How expectations around small talk at work expose how uneven our standards of behaviour are
Jennifer Lopez is currently facing criticism for being rude on the Golden Globes red carpet toward Cole Walliser, who runs the Glambot, a high-speed camera that’s slowed down to showcase celebrities’ red carpet looks.
In a now-viral video, Cole speaks to her as she steps into position, but she doesn’t really acknowledge him, focuses on the camera, completes the shot, gives a brief wave, and leaves.
Many people have interpreted this as rude and dismissive, while others have pushed back, including Cole himself, who said he didn’t experience it as disrespectful and that it’s ultimately a work environment where people don’t have to be chatty.
That’s a critical consideration, because if you start from a systems perspective, there are good reasons not to rush to moral judgment about how friendly or polite someone appears at work.
Not everyone experiences or expresses social engagement in the same way - some people are more task-oriented, others are expending additional energy managing overload, fatigue, or anxiety.
Some come from cultural contexts where minimal small talk is normal and not coded as disrespect. Neurodivergence can also impact the capacity some have to engage in spontaneous social interaction, especially in loud or fast-moving environments.
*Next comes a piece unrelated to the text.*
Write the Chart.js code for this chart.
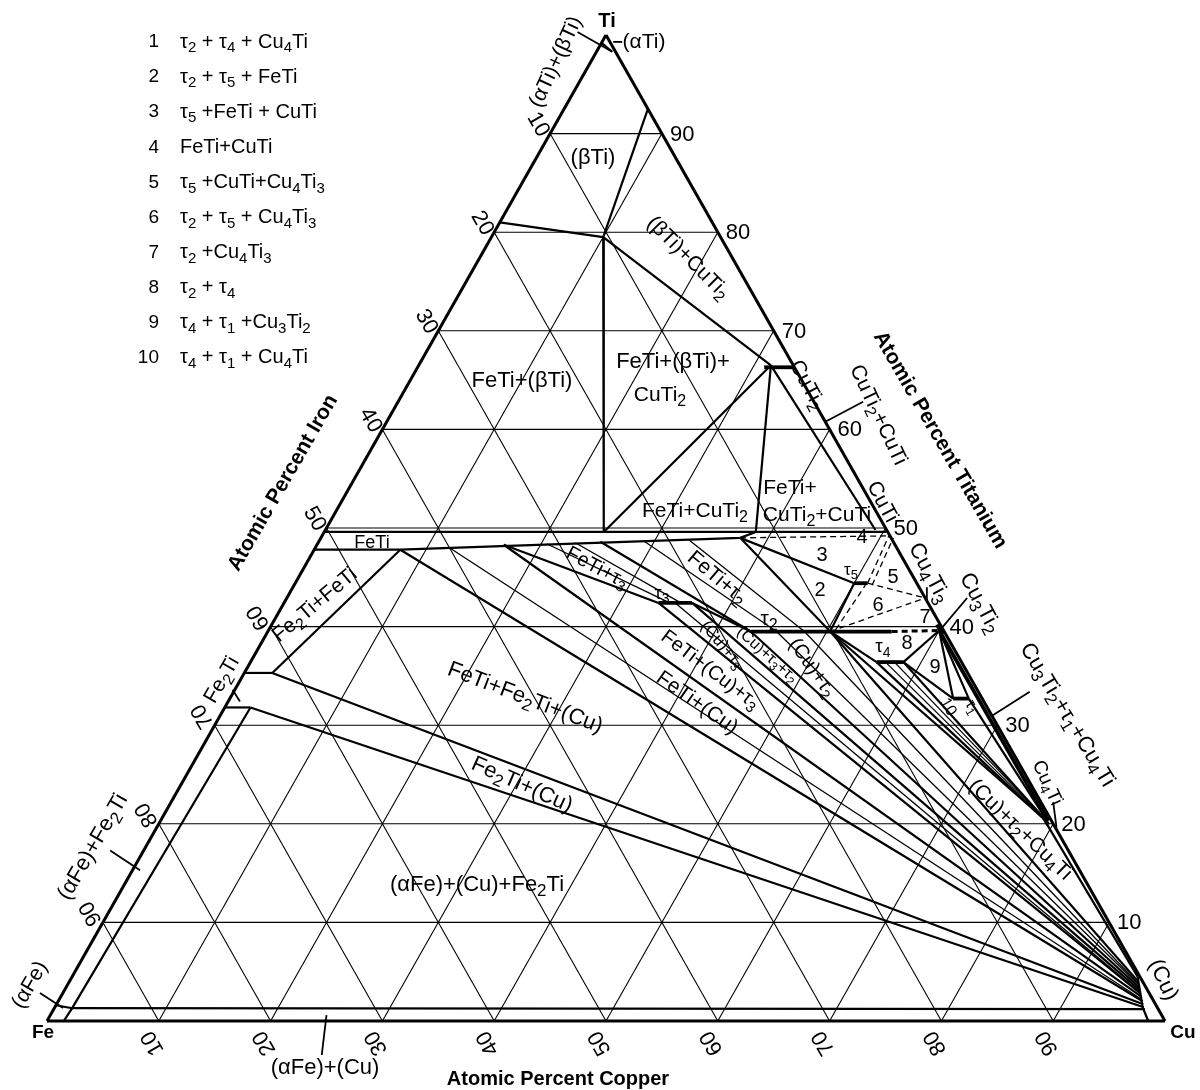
<!DOCTYPE html>
<html>
<head>
<meta charset="utf-8">
<script src="https://cdn.jsdelivr.net/npm/chart.js@4.4.1/dist/chart.umd.min.js"></script>
<style>
  html, body { margin: 0; padding: 0; background: #fff; }
  #wrap { width: 1200px; height: 1090px; }
</style>
</head>
<body>
<div id="wrap"><canvas id="c" width="1200" height="1090"></canvas></div>
<script>
// every point is [Cu, Ti] in at.% (Fe = 100 - Cu - Ti)
const gridSteps = [10, 20, 30, 40, 50, 60, 70, 80, 90];
const tickLabels = ['10', '20', '30', '40', '50', '60', '70', '80', '90'];

const edges = [
    [[0, 0], [100, 0]],
    [[100, 0], [0, 100]],
    [[0, 100], [0, 0]]
];

// phase boundaries and three-phase triangles
const boundaries = [
    [[7.5, 92.5], [10, 79.5]],
    [[0, 81], [10, 79.5]],
    [[10, 79.5], [31.5, 66.5]],
    [[10, 79.5], [25.0, 49.6]],
    [[25.0, 49.6], [31.5, 66.5]],
    [[38.6, 49.6], [31.5, 66.5]],
    [[31.5, 66.5], [49.2, 49.8]],
    [[0, 49.6], [50.3, 49.6]],
    [[0, 47.8], [7.7, 47.8], [37.5, 49.0], [38.6, 49.6]],
    [[0, 35.3], [2.5, 35.3]],
    [[0, 31.8], [2.3, 31.8]],
    [[7.7, 47.8], [2.5, 35.3]],
    [[7.7, 47.8], [97.0, 2.0]],
    [[2.5, 35.3], [97.2, 1.7]],
    [[2.3, 31.8], [97.4, 1.4]],
    [[1.6, 1.3], [2.3, 31.8]],
    [[1.6, 1.3], [97.6, 1.2]],
    [[1.5, 0], [1.6, 1.3], [0, 1.6]],
    [[95.3, 4.5], [96.4, 2.8], [97.3, 1.4], [98.5, 0]],
    [[16.7, 48.3], [33.5, 42.4]],
    [[16.7, 48.3], [96.6, 2.5]],
    [[25.2, 48.6], [43.2, 39.5]],
    [[33.5, 42.4], [96.4, 2.8]],
    [[36.5, 42.4], [96.2, 3.1]],
    [[36.5, 42.4], [43.2, 39.5]],
    [[43.2, 39.5], [96.0, 3.4]],
    [[50.3, 39.5], [95.6, 4.0]],
    [[50.3, 39.5], [78.8, 20.6]],
    [[78.8, 20.6], [95.3, 4.5]],
    [[50.3, 39.5], [56.0, 36.4]],
    [[56.0, 36.4], [78.9, 20.5]],
    [[58.4, 36.4], [79.1, 20.4]],
    [[58.4, 36.4], [64.7, 32.7]],
    [[66.1, 32.7], [79.2, 20.4]],
    [[58.4, 36.4], [60.0, 39.6]],
    [[64.7, 32.7], [60.0, 39.6]],
    [[66.1, 32.7], [60.0, 39.6]],
    [[37.5, 49.0], [50.0, 44.4]],
    [[37.5, 49.0], [50.3, 39.5]],
    [[50.0, 44.4], [50.3, 39.5]],
    [[0, 99.2], [1.4, 98.3]]
];

// heavier lines: single-phase ranges and the Cu3Ti2-Cu4Ti side
const phaseBars = [
    [[33.5, 42.4], [36.5, 42.4]],
    [[43.2, 39.5], [55.8, 39.5]],
    [[50.0, 44.4], [51.2, 44.4]],
    [[56.0, 36.4], [58.4, 36.4]],
    [[64.7, 32.7], [66.1, 32.7]],
    [[31.0, 66.3], [33.7, 66.3]],
    [[78.5, 21.0], [79.6, 19.9]],
    [[59.5, 40.2], [60.5, 39.2]],
    [[60.0, 39.6], [79.4, 20.3]]
];

// tentative boundaries
const dashedLines = [
    [[37.5, 49.0], [50.7, 49.2]],
    [[51.2, 44.4], [50.7, 49.2]],
    [[51.7, 44.2], [51.2, 49.0]],
    [[51.2, 44.4], [57.1, 42.9]],
    [[50.3, 39.5], [57.1, 42.9]],
    [[50.7, 39.7], [51.1, 44.2]]
];
const dashedBars = [
    [[55.8, 39.5], [60.0, 39.6]]
];

// tie lines in two-phase fields
const tieLines = [
    [[12.0, 48.0], [96.8, 2.2]],
    [[20.5, 48.4], [34.5, 42.4]],
    [[23.0, 48.5], [35.5, 42.4]],
    [[29.0, 48.7], [45.5, 39.5]],
    [[33.0, 48.8], [48.0, 39.5]],
    [[35.0, 42.4], [96.3, 2.9]],
    [[45.5, 39.5], [95.9, 3.6]],
    [[48.0, 39.5], [95.7, 3.8]],
    [[56.8, 36.4], [79.0, 20.5]],
    [[57.6, 36.4], [79.1, 20.45]]
];

// short pointer strokes from labels
const leaders = [
    [[-2.7, 100.3], [1.4, 98.3]],
    [[1.0, 99.3], [1.8, 99.3]],
    [[39.2, 60.75], [41.6, 62.8]],
    [[60.05, 39.65], [60.85, 42.9]],
    [[69.1, 31.0], [71.2, 33.4]],
    [[78.9, 22.2], [80.5, 19.6]],
    [[56.7, 44.0], [57.35, 42.7]],
    [[-2.05, 2.84], [0.77, 1.32]],
    [[-3.0, 17.3], [0.67, 15.3]],
    [[24.7, 0.6], [26.3, -3.45]],
    [[-0.2, 33.6], [1.06, 32.4]]
];

const legendNums = ['1', '2', '3', '4', '5', '6', '7', '8', '9', '10'];
const legendText = [
    'τ_2 + τ_4 + Cu_4Ti',
    'τ_2 + τ_5 + FeTi',
    'τ_5 +FeTi + CuTi',
    'FeTi+CuTi',
    'τ_5 +CuTi+Cu_4Ti_3',
    'τ_2 + τ_5 + Cu_4Ti_3',
    'τ_2 +Cu_4Ti_3',
    'τ_2 + τ_4',
    'τ_4 + τ_1 +Cu_3Ti_2',
    'τ_4 + τ_1 + Cu_4Ti'
];

// [text, x, y, angle, size]
const fieldLabels = [
    ['(αTi)+(βTi)', 556, 62, -65, 21],
    ['(αTi)', 644, 42, 0, 21],
    ['(βTi)', 593, 158, 0, 22],
    ['(βTi)+CuTi_2', 688, 258, 45, 21],
    ['FeTi+(βTi)', 522, 381, 0, 22],
    ['FeTi+(βTi)+', 673, 362, 0, 22],
    ['CuTi_2', 660, 395, 0, 21],
    ['FeTi+CuTi_2', 695, 511, 0, 21],
    ['FeTi+', 790, 488, 0, 21],
    ['CuTi_2+CuTi', 817, 515, 0, 21],
    ['FeTi', 372, 543, 0, 18],
    ['Fe_2Ti+FeTi', 315, 605, -40, 21],
    ['Fe_2Ti', 222, 680, -60, 21],
    ['FeTi+τ_3', 597, 568, 28, 20],
    ['τ_3', 662, 594, 0, 18],
    ['FeTi+τ_2', 717, 578, 40, 21],
    ['τ_2', 769, 619, 0, 21],
    ['(Cu)+τ_3', 722, 645, 50, 17],
    ['(Cu)+τ_3+τ_2', 767, 655, 42, 16],
    ['(Cu)+τ_2', 812, 668, 55, 20],
    ['FeTi+(Cu)+τ_3', 710, 670, 37, 20],
    ['FeTi+(Cu)', 697, 703, 35, 21],
    ['FeTi+Fe_2Ti+(Cu)', 525, 698, 21, 22],
    ['Fe_2Ti+(Cu)', 522, 785, 24, 22],
    ['(αFe)+(Cu)+Fe_2Ti', 477, 885, 0, 22],
    ['(αFe)+(Cu)', 325, 1068, 0, 22],
    ['(αFe)+Fe_2Ti', 93, 847, -60, 22],
    ['(αFe)', 30, 985, -60, 21],
    ['(Cu)', 1163, 980, 65, 22],
    ['Cu_4Ti', 1047, 783, 65, 19],
    ['Cu_3Ti_2+τ_1+Cu_4Ti', 1067, 715, 59, 22],
    ['Cu_3Ti_2', 980, 603, 62, 22],
    ['Cu_4Ti_3', 929, 573, 62, 22],
    ['CuTi', 882, 502, 62, 21],
    ['CuTi_2', 807, 385, 62, 21],
    ['CuTi_2+CuTi', 878, 415, 65, 21],
    ['(Cu)+τ_2+Cu_4Ti', 1020, 830, 44, 21],
    ['2', 820, 590, 0, 20],
    ['3', 822, 555, 0, 20],
    ['4', 862, 537, 0, 20],
    ['5', 893, 577, 0, 20],
    ['6', 878, 605, 0, 20],
    ['7', 925, 617, 0, 20],
    ['8', 907, 643, 0, 20],
    ['9', 935, 667, 0, 20],
    ['τ_5', 851, 570, 0, 17],
    ['τ_4', 883, 647, 0, 19],
    ['10', 948, 707, 60, 16],
    ['τ_1', 972, 707, 60, 16]
];

const FONT = "'Liberation Sans', Arial, sans-serif";

function toXY(p) {
    return { x: p[0] + p[1] / 2, y: p[1] };
}

function makeSet(pts, width, dash) {
    return {
        data: pts.map(toXY),
        showLine: true,
        borderColor: '#000',
        borderWidth: width,
        borderDash: dash || [],
        pointRadius: 0,
        fill: false,
        clip: false,
        tension: 0
    };
}

function buildDatasets() {
    const sets = [];
    gridSteps.forEach(function(k) {
        sets.push(makeSet([[0, k], [100 - k, k]], 1.1));
        sets.push(makeSet([[k, 0], [k, 100 - k]], 1.1));
        sets.push(makeSet([[100 - k, 0], [0, 100 - k]], 1.1));
    });
    tieLines.forEach(l => sets.push(makeSet(l, 1.3)));
    boundaries.forEach(l => sets.push(makeSet(l, 2.2)));
    dashedLines.forEach(l => sets.push(makeSet(l, 1.3, [6, 4])));
    dashedBars.forEach(l => sets.push(makeSet(l, 3, [6, 4])));
    phaseBars.forEach(l => sets.push(makeSet(l, 3.8)));
    leaders.forEach(l => sets.push(makeSet(l, 1.8)));
    edges.forEach(l => sets.push(makeSet(l, 3)));
    return sets;
}

// text with "_x" meaning subscript x
function parseRich(str) {
    const parts = [];
    for (let i = 0; i < str.length; i++) {
        if (str[i] === '_' && i + 1 < str.length) {
            parts.push({ t: str[i + 1], sub: true });
            i++;
        } else if (parts.length && !parts[parts.length - 1].sub) {
            parts[parts.length - 1].t += str[i];
        } else {
            parts.push({ t: str[i], sub: false });
        }
    }
    return parts;
}

function drawRich(ctx, str, x, y, size, angle, align, weight) {
    const parts = parseRich(str);
    const w = weight || 'normal';
    let total = 0;
    parts.forEach(function(p) {
        ctx.font = w + ' ' + (p.sub ? Math.round(size * 0.75) : size) + 'px ' + FONT;
        p.w = ctx.measureText(p.t).width;
        total += p.w;
    });
    ctx.save();
    ctx.translate(x, y);
    ctx.rotate(angle * Math.PI / 180);
    let cx = align === 'left' ? 0 : align === 'right' ? -total : -total / 2;
    ctx.textBaseline = 'middle';
    ctx.textAlign = 'left';
    parts.forEach(function(p) {
        ctx.font = w + ' ' + (p.sub ? Math.round(size * 0.75) : size) + 'px ' + FONT;
        ctx.fillText(p.t, cx, p.sub ? size * 0.3 : 0);
        cx += p.w;
    });
    ctx.restore();
}

const textPlugin = {
    id: 'ternaryText',
    afterDatasetsDraw(chart) {
        const ctx = chart.ctx;
        const sx = chart.scales.x, sy = chart.scales.y;
        const px = p => ({ x: sx.getPixelForValue(p[0] + p[1] / 2), y: sy.getPixelForValue(p[1]) });
        ctx.fillStyle = '#000';

        legendNums.forEach(function(n, i) {
            const y = 42 + i * 35.1;
            drawRich(ctx, n, 159, y, 19, 0, 'right');
            drawRich(ctx, legendText[i], 180, y, 20, 0, 'left');
        });

        gridSteps.forEach(function(k, i) {
            // titanium, right side
            let p = px([100 - k, k]);
            drawRich(ctx, tickLabels[i], p.x + 8, p.y + 1, 22, 0, 'left');
            // iron, left side
            p = px([0, 100 - k]);
            drawRich(ctx, tickLabels[i], p.x - 12, p.y - 9, 22, k <= 50 ? 60 : -120, 'center');
            // copper, bottom
            p = px([k, 0]);
            drawRich(ctx, tickLabels[i], p.x - 6, p.y + 22, 22, -120, 'center');
        });

        fieldLabels.forEach(function(l) {
            drawRich(ctx, l[0], l[1], l[2], l[4], l[3], 'center');
        });

        drawRich(ctx, 'Ti', 607, 21, 20, 0, 'center', 'bold');
        drawRich(ctx, 'Fe', 43, 1033, 19, 0, 'center', 'bold');
        drawRich(ctx, 'Cu', 1183, 1033, 19, 0, 'center', 'bold');
        drawRich(ctx, 'Atomic Percent Iron', 283, 483, 21, -60, 'center', 'bold');
        drawRich(ctx, 'Atomic Percent Titanium', 940, 440, 21, 60, 'center', 'bold');
        drawRich(ctx, 'Atomic Percent Copper', 558, 1079, 20, 0, 'center', 'bold');
    }
};

new Chart(document.getElementById('c'), {
    type: 'scatter',
    data: { datasets: buildDatasets() },
    options: {
        responsive: false,
        animation: false,
        devicePixelRatio: 1,
        events: [],
        layout: { padding: { left: 47, right: 35, top: 35, bottom: 69 } },
        scales: {
            x: { type: 'linear', min: 0, max: 100, display: false },
            y: { type: 'linear', min: 0, max: 100, display: false }
        },
        plugins: {
            legend: { display: false },
            tooltip: { enabled: false }
        }
    },
    plugins: [textPlugin]
});
</script>
</body>
</html>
Judgments about politeness are also uneven.
Women are more often unjustly penalised for not being warm and open.
Racial stereotypes also shape whose behaviour is read as cold or entitled rather than efficient or neutral.
These patterns don’t explain every reaction, but they do influence how quickly behaviour gets moralised as “wrong”.
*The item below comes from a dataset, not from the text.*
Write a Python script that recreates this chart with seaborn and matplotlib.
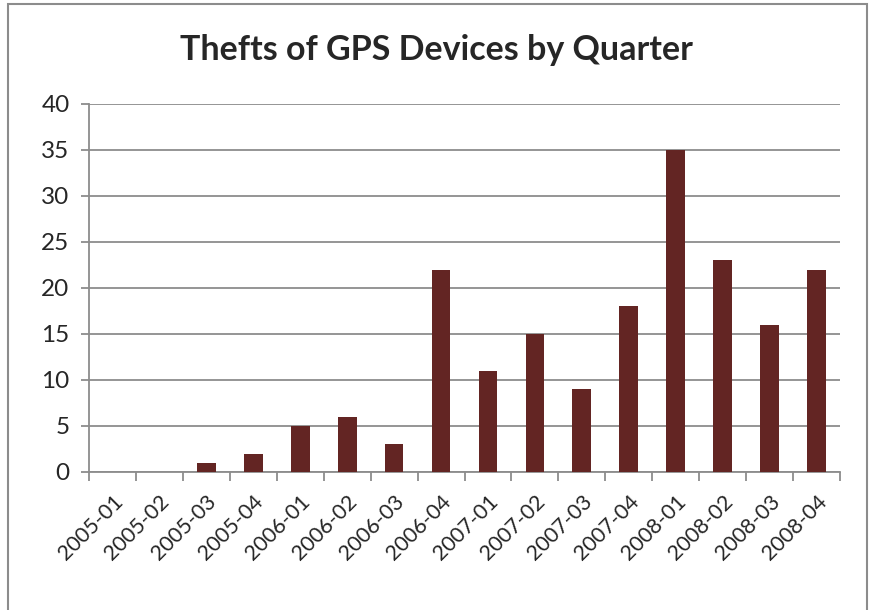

However, at the same time, it’s misleading to pretend that small talk and acknowledging others in work environments don’t matter.
Being recognised when you speak affords dignity and signifies mutual respect. When someone attempts to engage and receives no acknowledgement, that can reasonably land as dismissive, regardless of intent.
Shared environments also come with a responsibility to consider impact, not only intention.
The tension is that both of these elements of this discussion are true.
Small talk has social value, and capacity and norms are uneven.
Problems arise when conversations about this collapse into extremes, with people either denying all social responsibility or treating every deviation from behavioural norms as a moral failing.
A more practical approach is proportionality and shared responsibility: recognising both the social value of small talk and the limits of what we can fairly expect from people operating across different norms and capacities.